BEIJING, June 1 (Xinhua) -- Undoing the economic interdependence between China and the United States is "unacceptable" to the world and will lead to irreversible damage to global supply chains, Robert Kuhn, a renowned U.S. expert on China, warned.
Kuhn, chairman of the Kuhn Foundation, made the remarks in a recent interview with Xinhua in response to recent voices in the United States that advocate pulling apart the two countries economically.
"Once you begin disrupting global supply chains, it's not something that you can easily restore," said Kuhn, who has been awarded the China Reform Friendship Medal by the Chinese government. "In fact, even starting the change, it probably can never be restored totally."
While depicting the worst possible scenario of trade tensions between China and the United States, Kuhn said there has to be a way out, otherwise the consequence is "horribly inefficient" on many levels.
"It's bad in terms of technology. It will slow down the innovation rate of the whole world," Kuhn said.
Misperceptions on both sides shadow the current standoff between the two largest economies in the world, Kuhn said while naming some of the fierce arguments that comprise the trade frictions, including loss of jobs in U.S. manufacturing industry, U.S. trade deficit with China, market access and intellectual property rights protection.
"We tend to generalize when we see the other," while the reality is more complex and fine-grained and needs to be seen through the other's perspective in order to be well understood, he said.

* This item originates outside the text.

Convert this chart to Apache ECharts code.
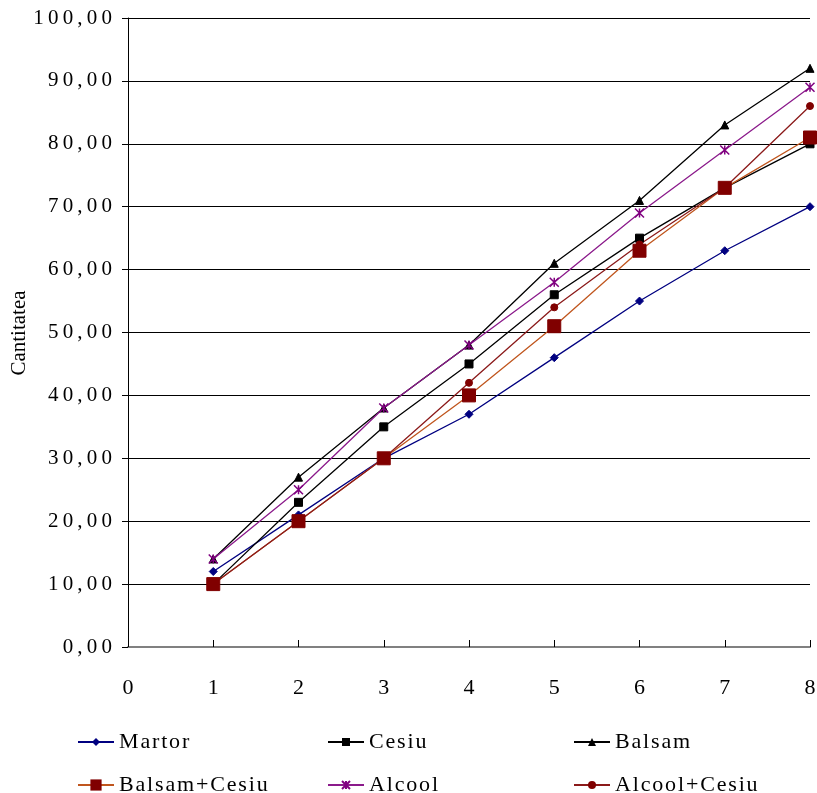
<!DOCTYPE html>
<html>
<head>
<meta charset="utf-8">
<script src="https://cdn.jsdelivr.net/npm/echarts@6/dist/echarts.min.js"></script>
<style>
  html, body { margin: 0; padding: 0; background: #fff; }
  #ec { width: 817px; height: 793px; }
</style>
</head>
<body>
<div id="ec"></div>
<script>
  // x positions 1..8
  const xValues = [1, 2, 3, 4, 5, 6, 7, 8]
  const martor = [12, 21, 30, 37, 46, 55, 63, 70]
  const cesiu = [10, 23, 35, 45, 56, 65, 73, 80]
  const balsam = [14, 27, 38, 48, 61, 71, 83, 92]
  const balsamCesiu = [10, 20, 30, 40, 51, 63, 73, 81]
  const alcool = [14, 25, 38, 48, 58, 69, 79, 89]
  const alcoolCesiu = [10, 20, 30, 42, 54, 64, 73, 86]
  const yTicks = [0, 10, 20, 30, 40, 50, 60, 70, 80, 90, 100]
  const yTitle = 'Cantitatea'

  const font = '"Liberation Serif", "DejaVu Serif", serif'

  // spread letters a bit, like the original export
  function spaced(str, sp) {
    return str.split('').join(sp)
  }

  function pts(vals) {
    return xValues.map((x, i) => [x, vals[i]])
  }

  function line(name, vals, lineColor, markColor, symbol, size) {
    return {
      name: name,
      type: 'line',
      data: pts(vals),
      symbol: symbol,
      symbolSize: size,
      lineStyle: { color: lineColor, width: 1.3 },
      itemStyle: { color: markColor, borderColor: markColor },
      z: 3
    }
  }

  const series = [
    line('Martor', martor, '#000080', '#000080', 'diamond', 8),
    line('Cesiu', cesiu, '#000000', '#000000', 'rect', 8),
    line('Balsam', balsam, '#000000', '#000000', 'triangle', 8),
    line('Balsam+Cesiu', balsamCesiu, '#c0561e', '#800000', 'rect', 13),
    line('Alcool', alcool, '#8b1a8b', '#800080', 'path://M0,0L10,10M10,0L0,10M5,0L5,10', 9),
    line('Alcool+Cesiu', alcoolCesiu, '#8b1a1a', '#800000', 'circle', 7)
  ]
  // star marker drawn as strokes
  series[4].itemStyle = { color: '#800080', borderColor: '#800080', borderWidth: 1.5 }

  const legendPos = [
    [72, 726], [322, 726], [568, 726],
    [72, 769], [322, 769], [568, 769]
  ]
  const legends = series.map((s, i) => ({
    data: [s.name],
    left: legendPos[i][0],
    top: legendPos[i][1],
    itemWidth: 36,
    itemHeight: i === 3 ? 14 : 10,
    itemGap: 8,
    formatter: n => spaced(n, '\u200A'),
    textStyle: { fontFamily: font, fontSize: 22, color: '#000' }
  }))

  const ec = echarts.init(document.getElementById('ec'))
  ec.setOption({
    animation: false,
    backgroundColor: '#fff',
    grid: { left: 128, right: 7, top: 18, bottom: 146, outerBoundsMode: 'none' },
    legend: legends,
    graphic: [{
      type: 'text',
      x: 19,
      y: 333,
      rotation: Math.PI / 2,
      style: {
        text: yTitle,
        fontFamily: font,
        fontSize: 21,
        fill: '#000',
        align: 'center',
        verticalAlign: 'middle'
      }
    }],
    xAxis: {
      type: 'value',
      min: 0,
      max: 8,
      interval: 1,
      axisLine: { show: true, onZero: false, lineStyle: { color: '#808080', width: 2 } },
      axisTick: { show: true, inside: true, length: 7, lineStyle: { color: '#000' } },
      splitLine: { show: false },
      axisLabel: { fontFamily: font, fontSize: 22, color: '#000', margin: 30 }
    },
    yAxis: {
      type: 'value',
      min: yTicks[0],
      max: yTicks[yTicks.length - 1],
      interval: 10,
      axisLine: { show: true, lineStyle: { color: '#000', width: 1 } },
      axisTick: { show: true, length: 6, lineStyle: { color: '#000' } },
      splitLine: { show: true, lineStyle: { color: '#000', width: 1 } },
      axisLabel: {
        fontFamily: font, fontSize: 21, color: '#000', margin: 16,
        formatter: v => spaced(v.toFixed(2).replace('.', ','), '\u2009')
      }
    },
    series: series
  })
</script>
</body>
</html>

Over the last 20 to 30 years, millions of Americans lost their jobs in manufacturing sectors and indeed many manufacturing jobs were transferred to China, which makes some people feel that China is the cause of those jobs being lost. "That is not a valid point," he said. "That's the way the world becomes more efficient via globalization."
If those jobs did not go to China, they would have gone to someplace else with lower production costs because of a market system, said Kuhn. "If you stop all Chinese imports ... those jobs are not coming back to the United States in large numbers."
"They would go to Mexico or Vietnam or Bangladesh ... and they would be at a somewhat higher price and lower quality," he added, mentioning that Chinese products have the best price-quality relationship, because that is what the market has determined.
If those jobs were to be successfully brought back by setting restrictions, "that would hurt the United States ... because they would be lower-level manufacturing jobs and therefore undermine in the long run U.S. technology and productivity," Kuhn explained.
In the latest flare-up of U.S.-China trade tensions, Washington increased additional tariffs on 200 billion U.S. dollars' worth of Chinese imports from 10 percent to 25 percent in May, and has threatened to raise tariffs on more Chinese imports.
In response, China has announced that it "will fight to the end," and raised additional tariffs on a range of U.S. imports starting from June 1.
On the issue of trade deficit, Kuhn said "it's not China ripping off the U.S.; that's not the way it works."
U.S. consumers benefit because their standard of living has been raised by getting cheaper products with better quality, said Kuhn, noting that "it's kind of a reciprocal arrangement."
"Large trade deficits are not necessarily sustainable over a long period of time, but it is a mistake to blame China for them," he added.
On intellectual property rights protection in China, Kuhn said the perception in the United States about this issue is not accurate as to the current situation.
Elaborating his experience with Shanghai's intellectual property court, one of the several courts established in China for intellectual property rights protection, Kuhn said over the last 10 years, China is really making progress in this area.
The way to deal with the China-U.S. deadlock, Kuhn suggested, is to look squarely at the real issues from each side's perspective, analyze them with respect to what informs and motivates them, and then try to discern the core issues and bottom lines.
The two sides need to solve some of the less-difficult problems rapidly and then seek compromise or reconciliation on the more-difficult ones, according to Kuhn.